Prose dedication to Elizabeth I by George Etheridge, Royal MS 16 C X, f. 1r

One manuscript from this group, however, has already been treated in extensive detail.  Royal MS 16 C X contains the autograph Greek Encomium on Henry VIII by George Etheridge, Regius Professor of Greek at Oxford, which was addressed to Queen Elizabeth I and delivered on the occasion of the Queen’s visit to Oxford in 1566.  The text gives us a fascinating insight into the author and how his life and career was impacted by events relating to the English Reformation, while also providing us with important information about Greek studies in Tudor England (Etheridge’s post, the Regius Professorship of Greek, was after all established by Henry VIII).  It also reflects the national concern for Elizabeth’s succession as a precondition for the security of the kingdom.

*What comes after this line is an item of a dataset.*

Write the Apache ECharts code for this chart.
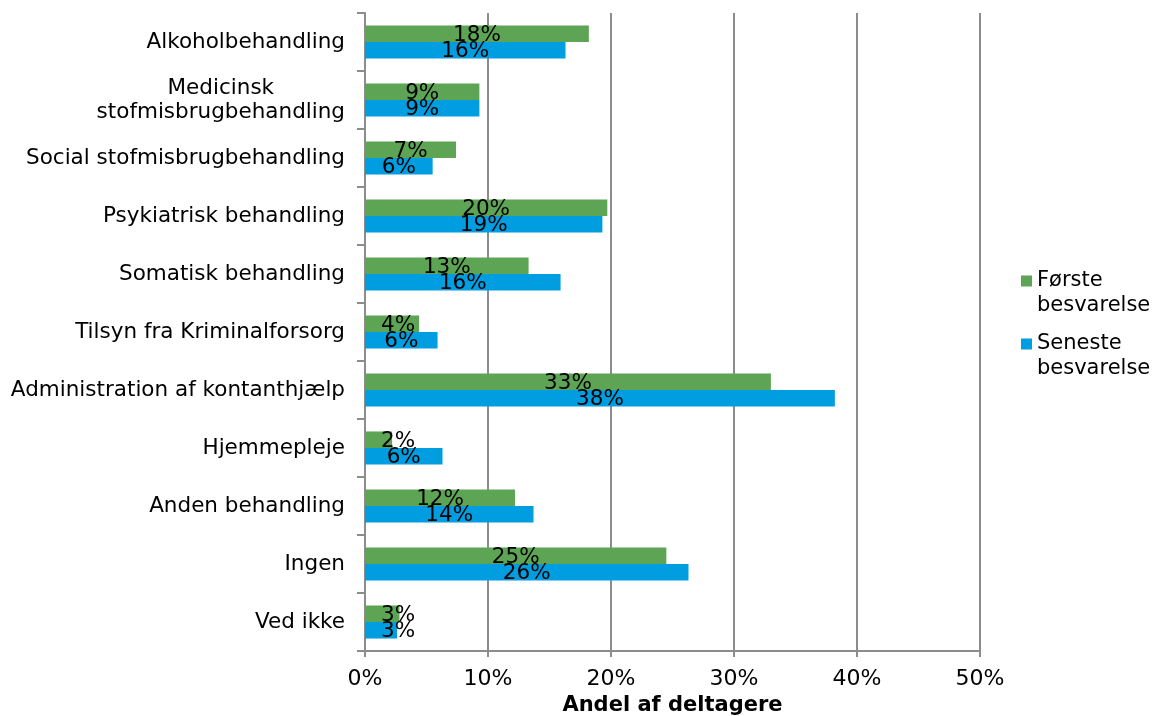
<!DOCTYPE html>
<html>
<head>
<meta charset="utf-8">
<script src="https://cdn.jsdelivr.net/npm/echarts@6/dist/echarts.min.js"></script>
<style>
  html, body { margin: 0; padding: 0; background: #fff; }
  #chart { width: 1153px; height: 716px; }
</style>
</head>
<body>
<div id="chart"></div>
<script>
// Support types, listed top to bottom
const categories = [
  'Alkoholbehandling',
  'Medicinsk\nstofmisbrugbehandling',
  'Social stofmisbrugbehandling',
  'Psykiatrisk behandling',
  'Somatisk behandling',
  'Tilsyn fra Kriminalforsorg',
  'Administration af kontanthjælp',
  'Hjemmepleje',
  'Anden behandling',
  'Ingen',
  'Ved ikke'
];

// Share of participants (%)
const foersteBesvarelse  = [18.2, 9.3, 7.4, 19.7, 13.3, 4.4, 33.0, 2.2, 12.2, 24.5, 2.8];
const senesteBesvarelse  = [16.3, 9.3, 5.5, 19.3, 15.9, 5.9, 38.2, 6.3, 13.7, 26.3, 2.6];

const seriesNames = ['Første\nbesvarelse', 'Seneste\nbesvarelse'];
const axisTitle = 'Andel af deltagere';

const FONT = '"DejaVu Sans", Verdana, sans-serif';
const GREEN = '#5DA554';
const BLUE = '#009EE0';
const GRID_GRAY = '#8C8C8C';

const chart = echarts.init(document.getElementById('chart'), null, { renderer: 'canvas' });

function barLabel() {
  return {
    show: true,
    position: 'inside',
    color: '#000',
    fontFamily: FONT,
    fontSize: 21.5,
    formatter: p => Math.round(p.value) + '%'
  };
}

// keep value labels clear of the category axis on very short bars
function keepOffAxis(params) {
  const lr = params.labelRect;
  const minLeft = params.rect.x + 16;
  return {
    x: Math.max(lr.x, minLeft) + lr.width / 2,
    y: lr.y + lr.height / 2 + 1.5,
    align: 'center',
    verticalAlign: 'middle'
  };
}

// one legend block per series: swatch lines up with the first text line
function legendBlock(name, top) {
  return {
    orient: 'vertical',
    left: 1021,
    top: top,
    padding: 0,
    itemWidth: 11,
    itemHeight: 11,
    icon: 'rect',
    data: [name],
    formatter: n => ' \n' + n,
    textStyle: { fontFamily: FONT, fontSize: 21, lineHeight: 25, color: '#000' }
  };
}

chart.setOption({
  animation: false,
  textStyle: { fontFamily: FONT },
  grid: {
    left: 365, right: 173, top: 13, bottom: 65,
    containLabel: false,
    outerBoundsMode: 'none'
  },
  legend: [
    legendBlock(seriesNames[0], 243.5),
    legendBlock(seriesNames[1], 306.5)
  ],
  xAxis: {
    type: 'value',
    min: 0,
    max: 50,
    interval: 10,
    name: axisTitle,
    nameLocation: 'middle',
    nameGap: 40,
    nameTextStyle: { fontFamily: FONT, fontSize: 21, fontWeight: 'bold', color: '#000' },
    axisLine: { show: true, lineStyle: { color: GRID_GRAY, width: 2 } },
    axisTick: { show: true, length: 6, lineStyle: { color: GRID_GRAY, width: 2 } },
    axisLabel: { fontFamily: FONT, fontSize: 22, color: '#000', margin: 17, formatter: '{value}%' },
    splitLine: { show: true, lineStyle: { color: GRID_GRAY, width: 2 } }
  },
  yAxis: {
    type: 'category',
    inverse: true,
    data: categories,
    axisLine: { show: true, lineStyle: { color: GRID_GRAY, width: 2 } },
    axisTick: { show: true, length: 8, alignWithLabel: false, lineStyle: { color: GRID_GRAY, width: 2 } },
    axisLabel: {
      fontFamily: FONT,
      fontSize: 21.5,
      color: '#000',
      margin: 20,
      lineHeight: 24,
      formatter: v => v.split('\n').map(s => '{c|' + s + '}').join('\n'),
      rich: { c: { align: 'center', fontFamily: FONT, fontSize: 21.5, color: '#000', lineHeight: 24 } }
    },
    splitLine: { show: false }
  },
  series: [
    {
      name: seriesNames[0],
      type: 'bar',
      data: foersteBesvarelse,
      itemStyle: { color: GREEN },
      barGap: '0%',
      barCategoryGap: '43%',
      label: barLabel(),
      labelLayout: keepOffAxis
    },
    {
      name: seriesNames[1],
      type: 'bar',
      data: senesteBesvarelse,
      itemStyle: { color: BLUE },
      barGap: '0%',
      barCategoryGap: '43%',
      label: barLabel(),
      labelLayout: keepOffAxis
    }
  ]
});
</script>
</body>
</html>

A project to digitise and edit the manuscript was undertaken by researchers at the Hellenic Institute in the History Department of Royal Holloway, University of London, and at the British Library, and an electronic edition can now be viewed online both on both Digitised Manuscripts and on a dedicated website hosted by the Hellenic Institute.  On this website, you can view the manuscript side-by side with a transcription, an edition, and a translation of the Greek text.  The site also contains a number of extremely helpful essays about George Etheridge, the text of the encomium, and the British Library’s collection of Greek manuscripts.